Performance reflects the oil surge: XLE is up 28% year-to-date and 53% over the past year. The fund carries a 2.63% dividend yield and an expense ratio of 0.08%. The concentration risk is real: if oil prices retreat sharply, XLE will fall hard and fast. The fund’s entire thesis is commodity-price dependent, and at the 99.6th percentile of recent prices, mean reversion is a genuine possibility. The fund has outpaced the broader market by a wide margin this year.
International Markets Are Leading in 2026: Vanguard Total International Stock Index Fund
Vanguard Total International Stock Index Fund ETF Shares (NASDAQ:VXUS) tracks the FTSE Global All Cap ex US Index, covering developed and emerging markets outside the United States across more than 8,500 holdings. With $582.3 billion in assets and a 5-basis-point expense ratio, it is one of the broadest and cheapest ways to own non-U.S. equities.

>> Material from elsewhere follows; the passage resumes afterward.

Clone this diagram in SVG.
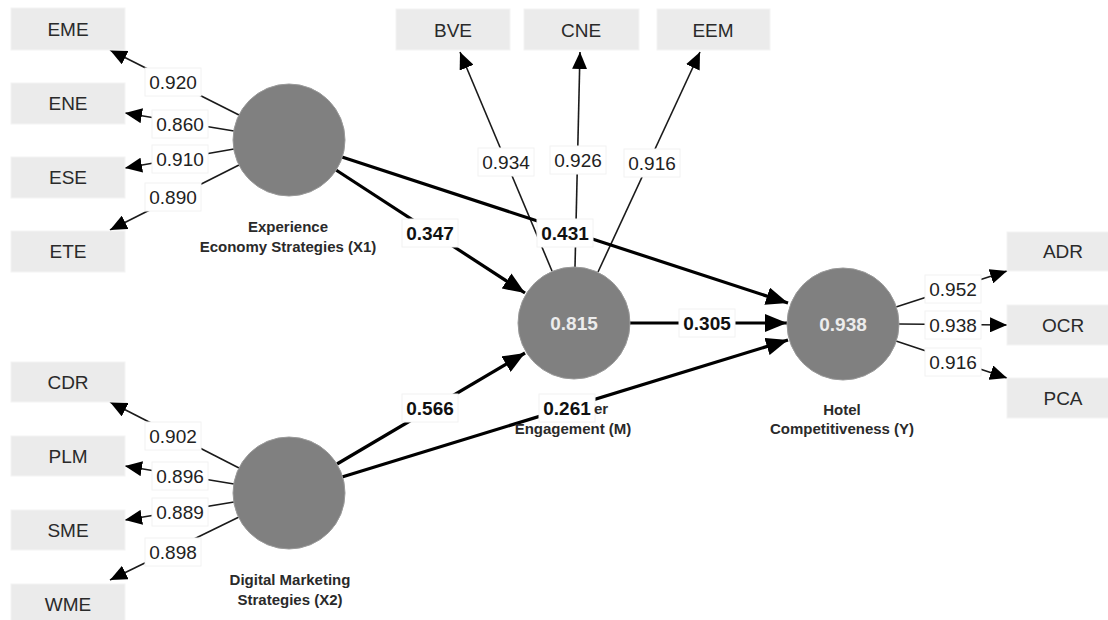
<svg xmlns="http://www.w3.org/2000/svg" width="1108" height="620" viewBox="0 0 1108 620">
<style>
.bg{fill:#ffffff}
.box{fill:#ebebeb;stroke:#f4f4f4;stroke-width:1}
.btxt{font-family:"Liberation Sans",Arial,sans-serif;font-size:19px;fill:#2a2a2a;text-anchor:middle}
.lat{fill:#808080;stroke:#9a9a9a;stroke-width:1}
.ltxt{font-family:"Liberation Sans",Arial,sans-serif;font-size:15px;font-weight:bold;fill:#2a2a2a;text-anchor:middle}
.r2{font-family:"Liberation Sans",Arial,sans-serif;font-size:19px;font-weight:bold;fill:#ececec;text-anchor:middle}
.thin{stroke:#1a1a1a;stroke-width:1.6;fill:none;marker-end:url(#ah)}
.thick{stroke:#000;stroke-width:3.2;fill:none;marker-end:url(#ahb)}
.lb{fill:#ffffff;stroke:#f2f2f2;stroke-width:1}
.ln{font-family:"Liberation Sans",Arial,sans-serif;font-size:19px;fill:#222;text-anchor:middle}
.lnb{font-family:"Liberation Sans",Arial,sans-serif;font-size:19px;font-weight:bold;fill:#111;text-anchor:middle}
</style>
<defs>
<marker id="ah" markerUnits="userSpaceOnUse" markerWidth="17" markerHeight="15" refX="17" refY="7.5" orient="auto"><path d="M0,0 L17,7.5 L0,15 z" fill="#000"/></marker>
<marker id="ahb" markerUnits="userSpaceOnUse" markerWidth="22" markerHeight="18" refX="22" refY="9" orient="auto"><path d="M0,0 L22,9 L0,18 z" fill="#000"/></marker>
</defs>
<rect class="bg" x="0" y="0" width="1108" height="620"/>
<g id="connectors">
<line class="thin" x1="239" y1="115" x2="110" y2="50"/>
<line class="thin" x1="234" y1="131" x2="125" y2="113"/>
<line class="thin" x1="234" y1="149" x2="125" y2="168"/>
<line class="thin" x1="239" y1="165" x2="110" y2="230"/>
<line class="thin" x1="239" y1="468" x2="110" y2="402"/>
<line class="thin" x1="234" y1="484" x2="125" y2="466"/>
<line class="thin" x1="234" y1="502" x2="125" y2="520"/>
<line class="thin" x1="239" y1="517" x2="110" y2="580"/>
<line class="thin" x1="552" y1="271" x2="460" y2="52"/>
<line class="thin" x1="575" y1="267" x2="580" y2="52"/>
<line class="thin" x1="598" y1="272" x2="700" y2="52"/>
<line class="thin" x1="896" y1="307" x2="1007" y2="271"/>
<line class="thin" x1="899" y1="324" x2="1007" y2="325"/>
<line class="thin" x1="896" y1="341" x2="1007" y2="378"/>
<line class="thick" x1="336" y1="170" x2="525" y2="293"/>
<line class="thick" x1="342" y1="157" x2="788" y2="303"/>
<line class="thick" x1="630" y1="323" x2="787" y2="323"/>
<line class="thick" x1="337" y1="464" x2="525" y2="353"/>
<line class="thick" x1="342" y1="477" x2="788" y2="340"/>
<g id="loading-labels">
<rect class="lb" x="145" y="68" width="56" height="28"/><text class="ln" x="173" y="89">0.920</text>
<rect class="lb" x="152" y="110" width="56" height="28"/><text class="ln" x="180" y="131">0.860</text>
<rect class="lb" x="152" y="145" width="56" height="28"/><text class="ln" x="180" y="166">0.910</text>
<rect class="lb" x="145" y="183" width="56" height="28"/><text class="ln" x="173" y="204">0.890</text>
<rect class="lb" x="145" y="422" width="56" height="28"/><text class="ln" x="173" y="443">0.902</text>
<rect class="lb" x="152" y="462" width="56" height="28"/><text class="ln" x="180" y="483">0.896</text>
<rect class="lb" x="152" y="498" width="56" height="28"/><text class="ln" x="180" y="519">0.889</text>
<rect class="lb" x="145" y="538" width="56" height="28"/><text class="ln" x="173" y="559">0.898</text>
<rect class="lb" x="478" y="148" width="56" height="28"/><text class="ln" x="506" y="169">0.934</text>
<rect class="lb" x="550" y="146" width="56" height="28"/><text class="ln" x="578" y="167">0.926</text>
<rect class="lb" x="624" y="149" width="56" height="28"/><text class="ln" x="652" y="170">0.916</text>
<rect class="lb" x="925" y="275" width="56" height="28"/><text class="ln" x="953" y="296">0.952</text>
<rect class="lb" x="925" y="311" width="56" height="28"/><text class="ln" x="953" y="332">0.938</text>
<rect class="lb" x="925" y="348" width="56" height="28"/><text class="ln" x="953" y="369">0.916</text>
</g>
<g id="path-labels">
<rect class="lb" x="402" y="219" width="56" height="28"/><text class="lnb" x="430" y="240">0.347</text>
<rect class="lb" x="537" y="219" width="56" height="28"/><text class="lnb" x="565" y="240">0.431</text>
<rect class="lb" x="679" y="309" width="56" height="28"/><text class="lnb" x="707" y="330">0.305</text>
<rect class="lb" x="402" y="394" width="56" height="28"/><text class="lnb" x="430" y="415">0.566</text>
<rect class="lb" x="539" y="394" width="56" height="28"/><text class="lnb" x="567" y="415">0.261</text>
</g>
</g>
<g id="EME"><rect class="box" x="11" y="8" width="114" height="42"/><text class="btxt" x="68" y="36">EME</text></g>
<g id="ENE"><rect class="box" x="11" y="83" width="114" height="41"/><text class="btxt" x="68" y="110">ENE</text></g>
<g id="ESE"><rect class="box" x="11" y="157" width="114" height="41"/><text class="btxt" x="68" y="184">ESE</text></g>
<g id="ETE"><rect class="box" x="11" y="231" width="114" height="41"/><text class="btxt" x="68" y="258">ETE</text></g>
<g id="CDR"><rect class="box" x="11" y="362" width="114" height="40"/><text class="btxt" x="68" y="389">CDR</text></g>
<g id="PLM"><rect class="box" x="11" y="436" width="114" height="40"/><text class="btxt" x="68" y="463">PLM</text></g>
<g id="SME"><rect class="box" x="11" y="510" width="114" height="40"/><text class="btxt" x="68" y="537">SME</text></g>
<g id="WME"><rect class="box" x="11" y="584" width="114" height="42"/><text class="btxt" x="68" y="611">WME</text></g>
<g id="BVE"><rect class="box" x="396" y="9" width="114" height="41"/><text class="btxt" x="453" y="37">BVE</text></g>
<g id="CNE"><rect class="box" x="524" y="9" width="115" height="41"/><text class="btxt" x="581" y="37">CNE</text></g>
<g id="EEM"><rect class="box" x="657" y="9" width="113" height="41"/><text class="btxt" x="713" y="37">EEM</text></g>
<g id="ADR"><rect class="box" x="1007" y="232" width="114" height="39"/><text class="btxt" x="1063" y="258">ADR</text></g>
<g id="OCR"><rect class="box" x="1007" y="305" width="114" height="40"/><text class="btxt" x="1063" y="332">OCR</text></g>
<g id="PCA"><rect class="box" x="1007" y="378" width="114" height="40"/><text class="btxt" x="1063" y="405">PCA</text></g>
<g id="X1"><circle class="lat" cx="289" cy="140" r="56"/><text class="ltxt" x="288" y="232">Experience</text><text class="ltxt" x="288" y="252">Economy Strategies (X1)</text></g>
<g id="X2"><circle class="lat" cx="289" cy="493" r="56"/><text class="ltxt" x="290" y="585">Digital Marketing</text><text class="ltxt" x="290" y="605">Strategies (X2)</text></g>
<g id="M"><circle class="lat" cx="574" cy="323" r="56"/><text class="r2" x="574" y="330">0.815</text><text class="ltxt" x="594" y="414" style="text-anchor:start">er</text><text class="ltxt" x="573" y="434">Engagement (M)</text></g>
<g id="Y"><circle class="lat" cx="843" cy="324" r="56"/><text class="r2" x="843" y="331">0.938</text><text class="ltxt" x="842" y="415">Hotel</text><text class="ltxt" x="842" y="434">Competitiveness (Y)</text></g>
</svg>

The performance case for VXUS in 2026 is straightforward: international stocks have outrun U.S. equities by a wide margin. VXUS is up nearly 8% year-to-date and 44% over the past year, compared to IVV’s essentially flat year-to-date return. The drivers include a softer U.S. dollar, relatively lower valuations in European and Asian markets, and reduced exposure to volatility in the U.S. technology sector, all of which have weighed on domestic indices. The fund’s 2.79% dividend yield also provides a more meaningful income stream than most U.S. equity funds at current prices.
The geographic mix leans toward Canadian financials and energy names at the top of the holdings list, with broader European and Asian exposure filling out the rest of the 8,500-stock portfolio. The caveat is currency risk: returns in U.S. dollar terms depend partly on the dollar’s direction, and a strengthening dollar can erode international gains even when local market returns are strong. VXUS is most useful as a complement to a U.S.-focused core position rather than a replacement for one.
How the Four ETFs Differ in Practice
IVV offers the lowest cost and broadest U.S. large-cap exposure, with returns tied closely to a handful of mega-cap technology names. RSP covers the same 500 companies with less concentration at the top and a higher dividend yield, at a modestly higher expense ratio. XLE is the most directly tied to a single commodity: oil prices at historically elevated levels drive its returns, and a reversal would weigh heavily on the fund. VXUS provides exposure to non-U.S. markets across more than 8,500 holdings, with currency fluctuations adding a layer of return variability not present in domestic funds.